INSTRUCTIONS TO FOLLOW: Count how many lines hold the string "chart". Answer with that number and nothing more.

○ ○ ○ ○

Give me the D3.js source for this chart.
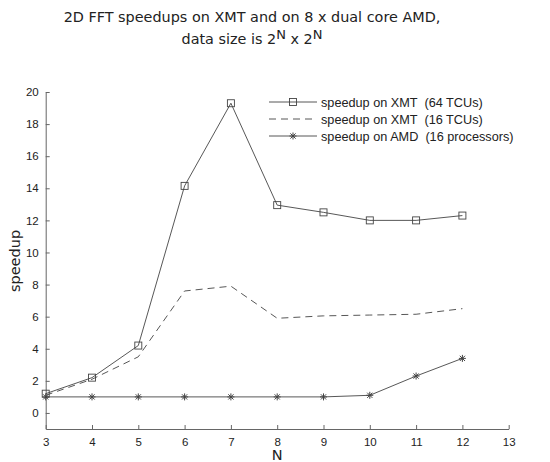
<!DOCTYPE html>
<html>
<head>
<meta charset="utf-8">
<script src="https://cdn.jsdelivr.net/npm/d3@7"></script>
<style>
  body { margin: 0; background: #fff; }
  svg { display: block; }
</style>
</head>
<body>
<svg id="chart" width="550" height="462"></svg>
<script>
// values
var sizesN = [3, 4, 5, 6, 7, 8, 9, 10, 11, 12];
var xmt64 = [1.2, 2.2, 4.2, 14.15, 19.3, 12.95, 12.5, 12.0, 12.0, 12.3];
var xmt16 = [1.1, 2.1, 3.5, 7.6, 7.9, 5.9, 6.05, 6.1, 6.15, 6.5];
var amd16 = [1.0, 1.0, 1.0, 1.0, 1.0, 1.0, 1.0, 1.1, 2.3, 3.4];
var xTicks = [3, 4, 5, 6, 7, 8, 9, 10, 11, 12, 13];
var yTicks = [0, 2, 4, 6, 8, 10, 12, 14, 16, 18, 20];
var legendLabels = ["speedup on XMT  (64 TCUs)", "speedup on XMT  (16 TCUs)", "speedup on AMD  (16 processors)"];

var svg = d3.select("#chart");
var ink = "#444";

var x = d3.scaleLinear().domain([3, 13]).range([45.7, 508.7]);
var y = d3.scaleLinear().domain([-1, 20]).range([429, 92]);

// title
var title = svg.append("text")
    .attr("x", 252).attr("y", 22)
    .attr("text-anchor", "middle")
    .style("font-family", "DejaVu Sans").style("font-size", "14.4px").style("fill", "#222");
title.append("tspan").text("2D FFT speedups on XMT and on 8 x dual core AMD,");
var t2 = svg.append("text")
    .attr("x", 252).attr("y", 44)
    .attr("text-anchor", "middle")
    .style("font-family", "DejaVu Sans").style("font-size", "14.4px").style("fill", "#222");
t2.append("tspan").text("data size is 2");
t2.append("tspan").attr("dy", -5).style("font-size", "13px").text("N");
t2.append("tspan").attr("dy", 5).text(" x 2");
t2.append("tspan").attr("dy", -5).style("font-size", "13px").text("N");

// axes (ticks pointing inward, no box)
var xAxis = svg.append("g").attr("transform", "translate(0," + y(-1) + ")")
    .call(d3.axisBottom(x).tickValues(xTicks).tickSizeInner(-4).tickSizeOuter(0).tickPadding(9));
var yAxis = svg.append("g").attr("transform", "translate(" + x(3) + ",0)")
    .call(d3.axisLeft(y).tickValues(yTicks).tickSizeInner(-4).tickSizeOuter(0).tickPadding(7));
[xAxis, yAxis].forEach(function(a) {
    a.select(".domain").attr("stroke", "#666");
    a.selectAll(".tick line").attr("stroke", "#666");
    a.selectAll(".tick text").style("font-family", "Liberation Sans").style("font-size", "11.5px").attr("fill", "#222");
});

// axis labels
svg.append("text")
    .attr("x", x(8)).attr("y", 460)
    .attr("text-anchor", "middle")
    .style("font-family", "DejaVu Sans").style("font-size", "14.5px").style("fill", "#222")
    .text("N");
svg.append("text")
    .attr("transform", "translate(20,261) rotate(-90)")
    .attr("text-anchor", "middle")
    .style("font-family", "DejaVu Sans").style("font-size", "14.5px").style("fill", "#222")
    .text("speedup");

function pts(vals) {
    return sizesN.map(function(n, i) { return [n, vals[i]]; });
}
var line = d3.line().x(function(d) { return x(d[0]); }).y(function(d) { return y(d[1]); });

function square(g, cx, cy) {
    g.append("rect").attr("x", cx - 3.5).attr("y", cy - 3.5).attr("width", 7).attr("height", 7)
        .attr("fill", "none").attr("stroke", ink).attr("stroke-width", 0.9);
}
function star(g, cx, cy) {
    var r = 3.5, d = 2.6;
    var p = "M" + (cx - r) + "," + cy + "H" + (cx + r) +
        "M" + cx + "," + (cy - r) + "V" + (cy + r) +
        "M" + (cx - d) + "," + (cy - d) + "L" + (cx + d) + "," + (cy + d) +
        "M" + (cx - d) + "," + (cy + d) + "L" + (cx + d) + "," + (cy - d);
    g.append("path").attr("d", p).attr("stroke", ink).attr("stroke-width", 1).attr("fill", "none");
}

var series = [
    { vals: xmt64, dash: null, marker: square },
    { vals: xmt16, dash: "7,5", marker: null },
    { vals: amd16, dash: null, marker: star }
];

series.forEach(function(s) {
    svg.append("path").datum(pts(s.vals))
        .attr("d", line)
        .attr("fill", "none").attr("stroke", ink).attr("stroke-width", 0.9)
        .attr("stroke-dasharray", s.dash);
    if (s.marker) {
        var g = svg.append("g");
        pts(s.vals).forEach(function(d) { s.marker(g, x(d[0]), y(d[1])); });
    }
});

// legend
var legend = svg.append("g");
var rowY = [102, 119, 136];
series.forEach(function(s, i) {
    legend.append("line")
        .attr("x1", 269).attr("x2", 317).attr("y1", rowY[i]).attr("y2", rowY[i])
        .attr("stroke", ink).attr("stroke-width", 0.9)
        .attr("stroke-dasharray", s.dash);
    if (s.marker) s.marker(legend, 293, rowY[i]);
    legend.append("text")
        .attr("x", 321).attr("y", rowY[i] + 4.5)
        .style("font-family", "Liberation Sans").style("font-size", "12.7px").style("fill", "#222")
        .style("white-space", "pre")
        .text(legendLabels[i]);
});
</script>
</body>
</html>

○ ○ ○ ○

WRITTEN SOLUTION: 3